Columbus -- Gov. John Kasich vowed July 21 to bring his Heartland sensibilities and big ideas to the national stage, making official what most people have known for months.
"I have decided to run for president of the United States," Kasich told a cheering, chanting, sign-waving crowd of supporters at Ohio State University's student Union. "... I believe I do have the skills, and I have the experience and the testing -- the testing, which shapes you and prepares you for the most important job in the world."
He added, "I believe I know how to work and help restore this great United States. ... We are going to take the lessons of the Heartland and straighten out Washington, D.C."
The formal announcement capped months of speculation, fueled by out-of-state visits by Kasich to New Hampshire, South Carolina and elsewhere as he tested the waters for a 2016 run.
His campaign launch included a speech of more than 40 minutes, heard in person by hundreds of supporters who packed the OSU Union and adjacent outdoor areas. His campaign said upward of 4,400 requests were made for tickets to attend the announcement, though the actual indoor space had a fire-code limit of less than 2,000.
With his entrance, Kasich became the 16th declared GOP candidate, with at least one more to come. He'll have to jockey for position quickly in order to qualify for the first Republican presidential debate next month in Cleveland, with the top 10 candidates in national polls to be picked to participate.
Democrats gathered outside Kasich's event to spotlight the negatives of the governor's performance in office, including local government cuts and tax policies that they said benefit wealthy residents.
"From championing the original government shutdown in the mid-1990s that cost taxpayers as much as $800 million to serving as a managing director for one of the investment banks that was integral to the 2008 crash and subsequent economic crisis that put nearly 9 million Americans out of work, John Kasich's callous actions are only matched by his notoriously dismissive attitude toward hardworking Americans," DNC Chairwoman and Congresswoman Debbie Wasserman Schultz said in a released statement. "As governor of Ohio, Kasich has cut taxes for the wealthy while placing stress on local governments to clean up his messes. He's cut almost $2 billion in education funding and signed some of the most restrictive women's health laws in the country."
But the governor used the July 21 event to offer his credentials for the White House and to outline his priorities if successful in next year's Republican primary and general election.

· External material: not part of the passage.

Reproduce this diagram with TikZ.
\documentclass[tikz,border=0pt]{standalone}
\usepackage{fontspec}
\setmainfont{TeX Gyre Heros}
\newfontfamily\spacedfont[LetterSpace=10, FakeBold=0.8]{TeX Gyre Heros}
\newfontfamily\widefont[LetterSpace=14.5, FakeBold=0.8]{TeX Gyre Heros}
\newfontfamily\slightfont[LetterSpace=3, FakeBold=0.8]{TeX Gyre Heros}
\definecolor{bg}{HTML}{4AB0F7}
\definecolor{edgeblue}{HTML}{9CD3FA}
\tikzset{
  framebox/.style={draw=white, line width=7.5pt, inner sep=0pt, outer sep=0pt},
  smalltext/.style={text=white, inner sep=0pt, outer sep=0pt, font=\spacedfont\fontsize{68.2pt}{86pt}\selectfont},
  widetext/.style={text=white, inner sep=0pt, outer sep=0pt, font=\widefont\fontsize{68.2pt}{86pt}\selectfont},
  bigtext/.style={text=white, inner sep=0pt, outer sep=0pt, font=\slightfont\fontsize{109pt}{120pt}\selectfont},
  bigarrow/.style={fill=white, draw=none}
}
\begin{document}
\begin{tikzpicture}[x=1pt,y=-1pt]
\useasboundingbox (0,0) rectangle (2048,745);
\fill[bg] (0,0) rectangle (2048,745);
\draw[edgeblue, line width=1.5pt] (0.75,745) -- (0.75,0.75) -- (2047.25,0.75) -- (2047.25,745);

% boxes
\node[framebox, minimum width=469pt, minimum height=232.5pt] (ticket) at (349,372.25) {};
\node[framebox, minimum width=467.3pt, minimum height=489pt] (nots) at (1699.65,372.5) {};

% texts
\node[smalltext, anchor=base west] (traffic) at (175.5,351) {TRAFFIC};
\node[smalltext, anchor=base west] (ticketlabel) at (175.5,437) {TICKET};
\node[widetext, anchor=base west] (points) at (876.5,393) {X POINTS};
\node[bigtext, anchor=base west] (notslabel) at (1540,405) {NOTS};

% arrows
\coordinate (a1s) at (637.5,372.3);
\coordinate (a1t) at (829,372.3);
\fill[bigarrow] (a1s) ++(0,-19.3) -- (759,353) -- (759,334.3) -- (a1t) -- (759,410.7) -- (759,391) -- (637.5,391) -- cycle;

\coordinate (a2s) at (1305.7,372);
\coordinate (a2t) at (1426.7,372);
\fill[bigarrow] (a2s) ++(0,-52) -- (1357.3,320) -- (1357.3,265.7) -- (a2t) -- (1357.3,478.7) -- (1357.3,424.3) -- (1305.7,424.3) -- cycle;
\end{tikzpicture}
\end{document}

He talked about the importance of "very big ideas," reciting his past electoral successes at the Ohio Statehouse and in Congress.

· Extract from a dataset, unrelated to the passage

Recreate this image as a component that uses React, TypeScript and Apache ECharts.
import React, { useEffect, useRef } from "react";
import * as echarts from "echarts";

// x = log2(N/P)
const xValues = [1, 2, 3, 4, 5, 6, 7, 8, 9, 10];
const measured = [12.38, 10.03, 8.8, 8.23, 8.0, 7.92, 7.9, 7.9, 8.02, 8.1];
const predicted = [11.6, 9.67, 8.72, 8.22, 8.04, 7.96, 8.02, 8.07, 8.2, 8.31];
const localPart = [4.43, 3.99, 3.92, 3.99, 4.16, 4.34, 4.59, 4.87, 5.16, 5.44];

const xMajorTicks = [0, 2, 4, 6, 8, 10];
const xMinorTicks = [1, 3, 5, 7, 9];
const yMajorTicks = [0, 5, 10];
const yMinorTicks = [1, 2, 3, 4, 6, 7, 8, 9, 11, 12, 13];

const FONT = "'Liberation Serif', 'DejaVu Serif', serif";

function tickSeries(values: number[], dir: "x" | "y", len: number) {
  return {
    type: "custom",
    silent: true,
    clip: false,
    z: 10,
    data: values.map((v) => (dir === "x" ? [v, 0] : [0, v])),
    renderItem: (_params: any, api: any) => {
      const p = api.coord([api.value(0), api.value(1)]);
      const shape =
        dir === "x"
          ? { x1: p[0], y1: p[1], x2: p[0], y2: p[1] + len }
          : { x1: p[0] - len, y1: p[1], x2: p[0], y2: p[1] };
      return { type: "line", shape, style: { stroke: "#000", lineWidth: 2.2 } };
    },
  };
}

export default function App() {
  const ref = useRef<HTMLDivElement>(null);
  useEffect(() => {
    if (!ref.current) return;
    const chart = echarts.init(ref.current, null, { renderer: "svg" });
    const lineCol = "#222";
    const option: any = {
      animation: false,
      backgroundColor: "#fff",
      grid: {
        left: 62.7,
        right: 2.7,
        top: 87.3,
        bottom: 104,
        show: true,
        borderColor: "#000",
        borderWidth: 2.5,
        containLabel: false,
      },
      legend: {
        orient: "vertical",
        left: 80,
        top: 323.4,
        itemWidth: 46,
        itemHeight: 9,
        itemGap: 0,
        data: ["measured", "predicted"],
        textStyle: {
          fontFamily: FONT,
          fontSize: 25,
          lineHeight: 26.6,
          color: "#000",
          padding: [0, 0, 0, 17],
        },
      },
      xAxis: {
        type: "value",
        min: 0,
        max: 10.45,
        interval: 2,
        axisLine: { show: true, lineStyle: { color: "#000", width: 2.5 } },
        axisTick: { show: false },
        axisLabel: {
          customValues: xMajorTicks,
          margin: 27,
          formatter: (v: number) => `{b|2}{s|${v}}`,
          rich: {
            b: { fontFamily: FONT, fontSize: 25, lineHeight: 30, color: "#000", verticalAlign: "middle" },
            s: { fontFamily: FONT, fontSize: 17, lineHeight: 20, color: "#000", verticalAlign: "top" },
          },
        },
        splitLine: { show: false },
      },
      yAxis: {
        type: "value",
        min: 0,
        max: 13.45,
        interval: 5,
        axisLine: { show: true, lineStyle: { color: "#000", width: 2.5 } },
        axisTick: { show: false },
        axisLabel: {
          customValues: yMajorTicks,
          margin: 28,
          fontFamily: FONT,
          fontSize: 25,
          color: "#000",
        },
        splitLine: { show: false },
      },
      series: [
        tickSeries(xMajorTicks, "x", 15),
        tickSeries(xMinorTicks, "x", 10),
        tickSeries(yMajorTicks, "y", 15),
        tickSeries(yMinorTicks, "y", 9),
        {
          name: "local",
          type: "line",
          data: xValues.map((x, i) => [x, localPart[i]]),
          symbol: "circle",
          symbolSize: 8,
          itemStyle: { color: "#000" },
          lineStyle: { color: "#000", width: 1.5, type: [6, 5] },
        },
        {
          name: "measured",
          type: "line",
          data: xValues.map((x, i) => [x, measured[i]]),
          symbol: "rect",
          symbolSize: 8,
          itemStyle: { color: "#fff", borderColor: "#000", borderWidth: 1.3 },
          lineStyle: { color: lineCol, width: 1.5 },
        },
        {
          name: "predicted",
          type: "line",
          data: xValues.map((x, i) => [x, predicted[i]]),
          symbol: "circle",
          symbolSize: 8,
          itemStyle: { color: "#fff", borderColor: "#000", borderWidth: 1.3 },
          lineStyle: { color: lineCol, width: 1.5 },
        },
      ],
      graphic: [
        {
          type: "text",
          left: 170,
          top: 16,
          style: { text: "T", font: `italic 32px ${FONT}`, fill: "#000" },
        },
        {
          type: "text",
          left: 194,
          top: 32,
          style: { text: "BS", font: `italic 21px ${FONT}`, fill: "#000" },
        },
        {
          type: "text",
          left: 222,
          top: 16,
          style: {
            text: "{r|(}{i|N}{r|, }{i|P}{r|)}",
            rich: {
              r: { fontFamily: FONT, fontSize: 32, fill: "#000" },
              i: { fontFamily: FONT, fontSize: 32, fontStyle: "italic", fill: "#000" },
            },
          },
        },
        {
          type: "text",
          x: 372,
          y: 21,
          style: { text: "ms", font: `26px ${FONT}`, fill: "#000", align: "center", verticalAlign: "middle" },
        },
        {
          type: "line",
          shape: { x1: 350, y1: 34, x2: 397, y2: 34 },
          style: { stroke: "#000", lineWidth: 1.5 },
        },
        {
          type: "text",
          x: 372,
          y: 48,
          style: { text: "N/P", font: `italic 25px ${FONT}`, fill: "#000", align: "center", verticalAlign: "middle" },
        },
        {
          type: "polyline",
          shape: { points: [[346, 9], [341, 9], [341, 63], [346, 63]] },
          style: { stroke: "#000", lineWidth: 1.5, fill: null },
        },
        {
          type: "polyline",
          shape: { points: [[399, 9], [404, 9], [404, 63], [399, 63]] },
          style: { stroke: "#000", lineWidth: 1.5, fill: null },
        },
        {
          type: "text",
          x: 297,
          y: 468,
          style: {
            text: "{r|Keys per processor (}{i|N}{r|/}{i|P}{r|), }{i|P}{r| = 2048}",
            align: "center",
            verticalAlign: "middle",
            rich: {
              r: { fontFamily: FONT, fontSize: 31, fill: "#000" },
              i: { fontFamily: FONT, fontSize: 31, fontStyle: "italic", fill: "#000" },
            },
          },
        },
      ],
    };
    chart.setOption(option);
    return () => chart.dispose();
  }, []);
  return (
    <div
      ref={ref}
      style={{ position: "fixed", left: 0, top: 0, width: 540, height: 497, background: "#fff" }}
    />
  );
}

In the former, he served during a time of split power, with Republicans controlling the Senate and Democrats controlling the House.
"... I learned to work across the aisle ... and that is where I learned that policy is far more important that politics, ideology or any of the other nonsense that we see," he said.
As a congressman, he served 18 years on the armed services committee, focusing on national security. He also remained persistent in his push to balance the federal budget. He accomplished that task as chief architect of a balanced budget under President Bill Clinton.
As governor, Kasich touted job growth, tax cuts and budget surpluses, along with a restoration of jobs lost during the recession prior to his taking office.
He also referenced policy decisions by his administration to help needy residents.
"If you're drug addicted, we're going to try to rehab you and get you on your feet," he said. "If you're mentally ill, prison is no place for you. Some treatment and some help is where you need to be. If you're the working poor, we're going to give you an opportunity to take a pay raise and not bang you over the head because you're trying to get ahead."
Those experiences and others, he said, position him well to serve as the nation's chief executive.
Kasich provided a snapshot of his national priorities, including increased support for the armed forces, the elimination of burdensome and unnecessary regulations and, at the top of the list, a balanced federal budget.
On national security, he offered, "Our military must be improved... We need to strengthen our services. Now I'm a person that doesn't like to spend a lot of money, but in this case, national security climbs to the very top of the heap, because we must be strong...."
On over-regulation: "We'll tame the bureaucracy, we'll restore some common sense. ... Get rid of all those stupid rules. ... How about getting some people in the government that understand job creators and respect them rather than beating them down."
And on a balanced federal budget: "We do not have the right as grownups to ring up debts to suit ourselves and pass them onto the next generation. I promise you that my top priority will get this country on a path to fiscal independence, strength, and we will rebuild the economy of this country because creating jobs is the highest moral purpose, and we will move to get that done."
Kasich also called for more national unity. He refrained from criticizing other presidential candidates directly, much the same way he handled his two campaigns for governor in Ohio.
"There are some that will try to divide us, we see it all the time," he said. "I don't pay attention to that nonsense. At the end of the day, it's about being together because, you know, it says 'We The People.'"
He added, "I'm just a flawed man trying to honor God's blessings in my life. ... I will do my very best to serve you. ... The light of the city on a hill cannot be hidden. America is that city, and you are that light."
The governor wasted no time in taking to the campaign trail following his announcement, with events planned in New Hampshire, South Carolina, Iowa and Michigan through the end of the week.